# What you have to do:
Using the entries shown below, output the line containing "Write the Chart.js code for this chart.", the line containing "const TEXT = '#595959';", and every line between them, exactly. Pictures are omitted.

# The records:
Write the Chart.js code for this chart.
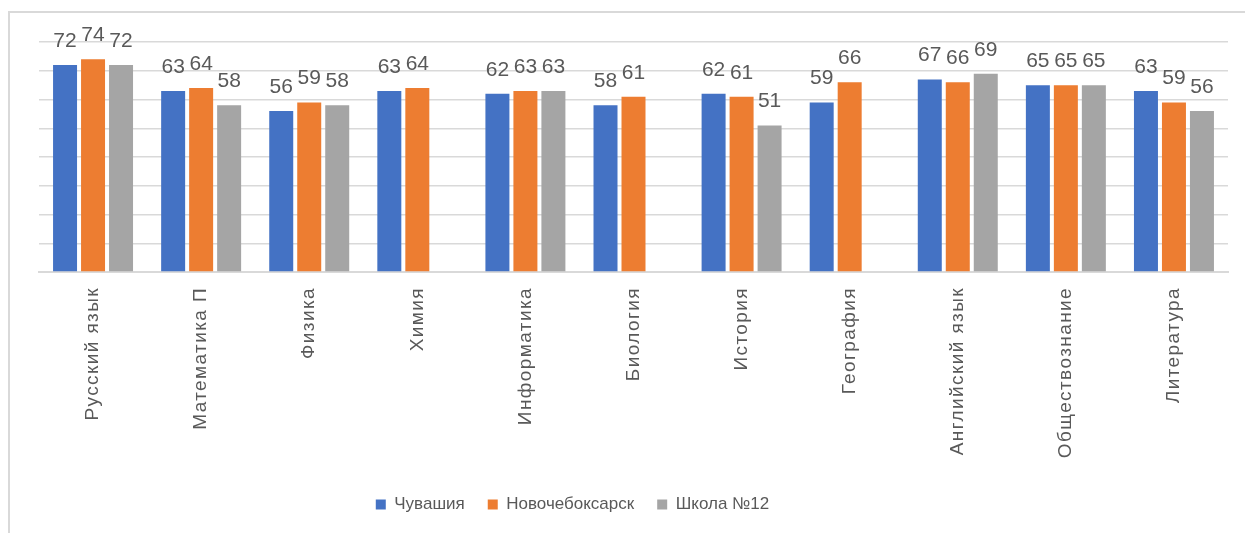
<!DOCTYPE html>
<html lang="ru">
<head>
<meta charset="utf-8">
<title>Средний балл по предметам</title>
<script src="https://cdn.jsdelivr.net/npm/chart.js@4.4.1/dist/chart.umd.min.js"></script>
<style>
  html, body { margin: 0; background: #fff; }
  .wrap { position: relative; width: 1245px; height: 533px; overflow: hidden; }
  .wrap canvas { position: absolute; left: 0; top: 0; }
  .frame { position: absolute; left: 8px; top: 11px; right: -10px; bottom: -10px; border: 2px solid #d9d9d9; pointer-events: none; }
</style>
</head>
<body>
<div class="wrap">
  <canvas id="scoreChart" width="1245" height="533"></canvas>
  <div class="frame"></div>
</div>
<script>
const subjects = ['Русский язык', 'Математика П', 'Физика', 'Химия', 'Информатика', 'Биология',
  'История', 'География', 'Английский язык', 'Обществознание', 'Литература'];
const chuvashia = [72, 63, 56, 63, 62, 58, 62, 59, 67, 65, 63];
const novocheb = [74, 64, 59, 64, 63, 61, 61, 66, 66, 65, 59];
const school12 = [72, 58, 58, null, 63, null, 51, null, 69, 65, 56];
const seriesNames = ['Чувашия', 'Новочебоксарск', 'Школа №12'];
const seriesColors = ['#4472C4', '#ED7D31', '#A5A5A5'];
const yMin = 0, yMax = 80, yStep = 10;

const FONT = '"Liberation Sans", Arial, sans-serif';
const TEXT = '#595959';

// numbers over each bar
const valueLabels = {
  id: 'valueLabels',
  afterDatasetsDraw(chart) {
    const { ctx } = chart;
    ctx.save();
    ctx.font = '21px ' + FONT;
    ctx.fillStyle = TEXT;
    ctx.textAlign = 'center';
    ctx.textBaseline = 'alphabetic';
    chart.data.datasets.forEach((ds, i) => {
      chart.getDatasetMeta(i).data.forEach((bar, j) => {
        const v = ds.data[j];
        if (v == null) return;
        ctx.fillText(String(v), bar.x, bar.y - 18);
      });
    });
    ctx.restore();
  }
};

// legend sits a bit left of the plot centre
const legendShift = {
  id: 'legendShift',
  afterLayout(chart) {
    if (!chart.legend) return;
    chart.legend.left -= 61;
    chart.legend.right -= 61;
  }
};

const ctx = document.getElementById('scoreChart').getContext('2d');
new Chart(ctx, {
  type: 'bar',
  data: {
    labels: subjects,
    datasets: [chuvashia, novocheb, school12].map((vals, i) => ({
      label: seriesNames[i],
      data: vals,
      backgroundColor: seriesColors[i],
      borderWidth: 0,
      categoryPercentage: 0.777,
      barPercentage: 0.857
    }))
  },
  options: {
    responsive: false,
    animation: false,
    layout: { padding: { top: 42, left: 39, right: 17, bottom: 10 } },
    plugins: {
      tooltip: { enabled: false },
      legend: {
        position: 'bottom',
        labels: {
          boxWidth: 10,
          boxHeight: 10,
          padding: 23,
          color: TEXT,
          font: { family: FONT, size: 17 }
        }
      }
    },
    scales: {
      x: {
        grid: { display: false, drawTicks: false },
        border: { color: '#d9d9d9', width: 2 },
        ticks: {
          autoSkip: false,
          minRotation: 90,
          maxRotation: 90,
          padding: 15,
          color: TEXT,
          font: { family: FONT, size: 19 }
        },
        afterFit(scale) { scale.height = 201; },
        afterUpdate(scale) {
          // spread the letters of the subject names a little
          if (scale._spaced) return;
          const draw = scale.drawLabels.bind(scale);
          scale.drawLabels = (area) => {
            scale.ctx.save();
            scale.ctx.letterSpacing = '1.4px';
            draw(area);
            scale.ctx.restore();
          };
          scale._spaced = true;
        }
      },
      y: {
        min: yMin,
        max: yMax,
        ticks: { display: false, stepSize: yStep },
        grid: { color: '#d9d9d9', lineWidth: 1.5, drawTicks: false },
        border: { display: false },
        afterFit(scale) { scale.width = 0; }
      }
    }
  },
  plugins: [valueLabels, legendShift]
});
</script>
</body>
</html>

* * *

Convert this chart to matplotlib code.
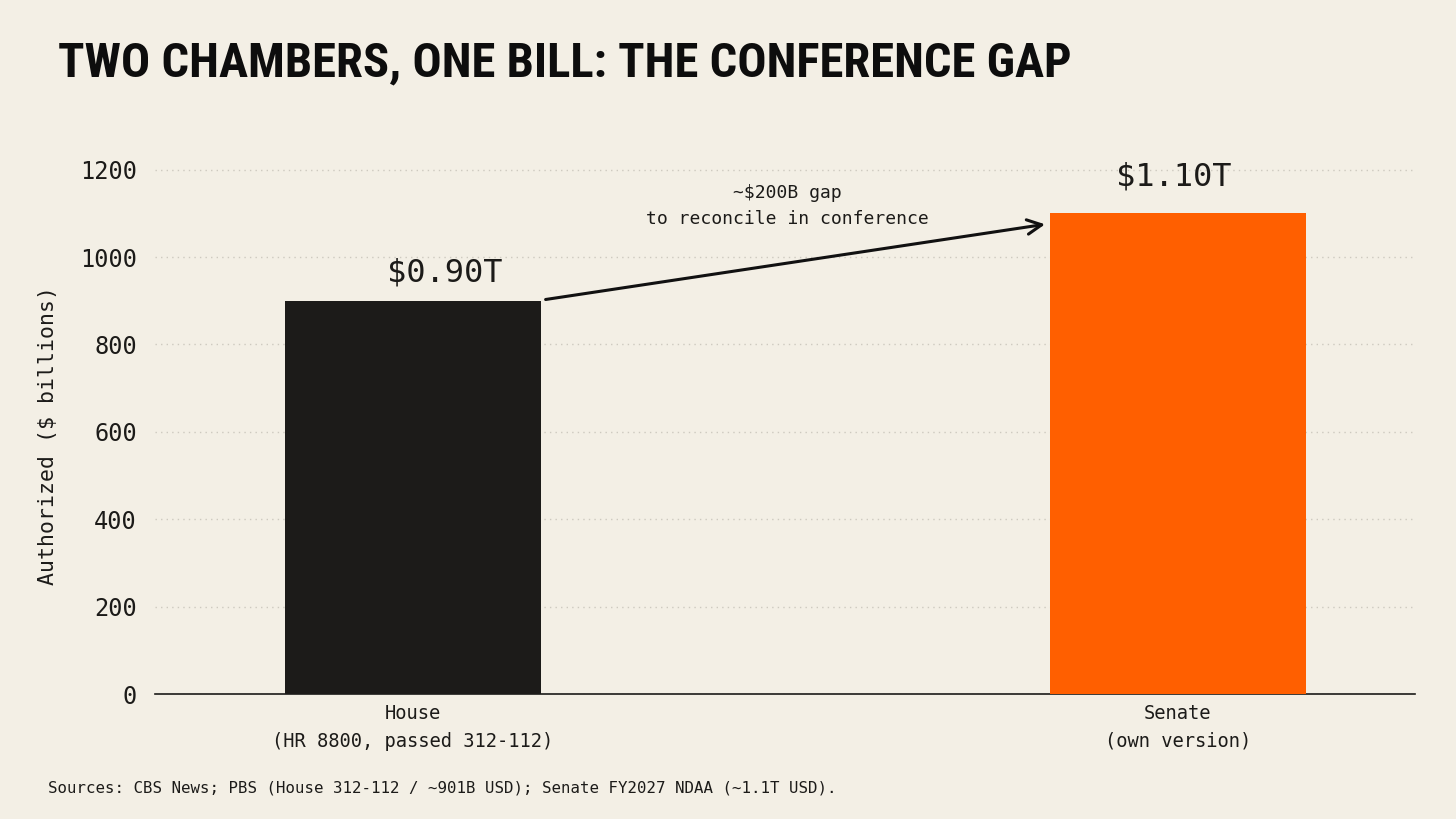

# Result:
Write the Chart.js code for this chart.
<!DOCTYPE html>
<html lang="ru">
<head>
<meta charset="utf-8">
<title>Средний балл по предметам</title>
<script src="https://cdn.jsdelivr.net/npm/chart.js@4.4.1/dist/chart.umd.min.js"></script>
<style>
  html, body { margin: 0; background: #fff; }
  .wrap { position: relative; width: 1245px; height: 533px; overflow: hidden; }
  .wrap canvas { position: absolute; left: 0; top: 0; }
  .frame { position: absolute; left: 8px; top: 11px; right: -10px; bottom: -10px; border: 2px solid #d9d9d9; pointer-events: none; }
</style>
</head>
<body>
<div class="wrap">
  <canvas id="scoreChart" width="1245" height="533"></canvas>
  <div class="frame"></div>
</div>
<script>
const subjects = ['Русский язык', 'Математика П', 'Физика', 'Химия', 'Информатика', 'Биология',
  'История', 'География', 'Английский язык', 'Обществознание', 'Литература'];
const chuvashia = [72, 63, 56, 63, 62, 58, 62, 59, 67, 65, 63];
const novocheb = [74, 64, 59, 64, 63, 61, 61, 66, 66, 65, 59];
const school12 = [72, 58, 58, null, 63, null, 51, null, 69, 65, 56];
const seriesNames = ['Чувашия', 'Новочебоксарск', 'Школа №12'];
const seriesColors = ['#4472C4', '#ED7D31', '#A5A5A5'];
const yMin = 0, yMax = 80, yStep = 10;

const FONT = '"Liberation Sans", Arial, sans-serif';
const TEXT = '#595959';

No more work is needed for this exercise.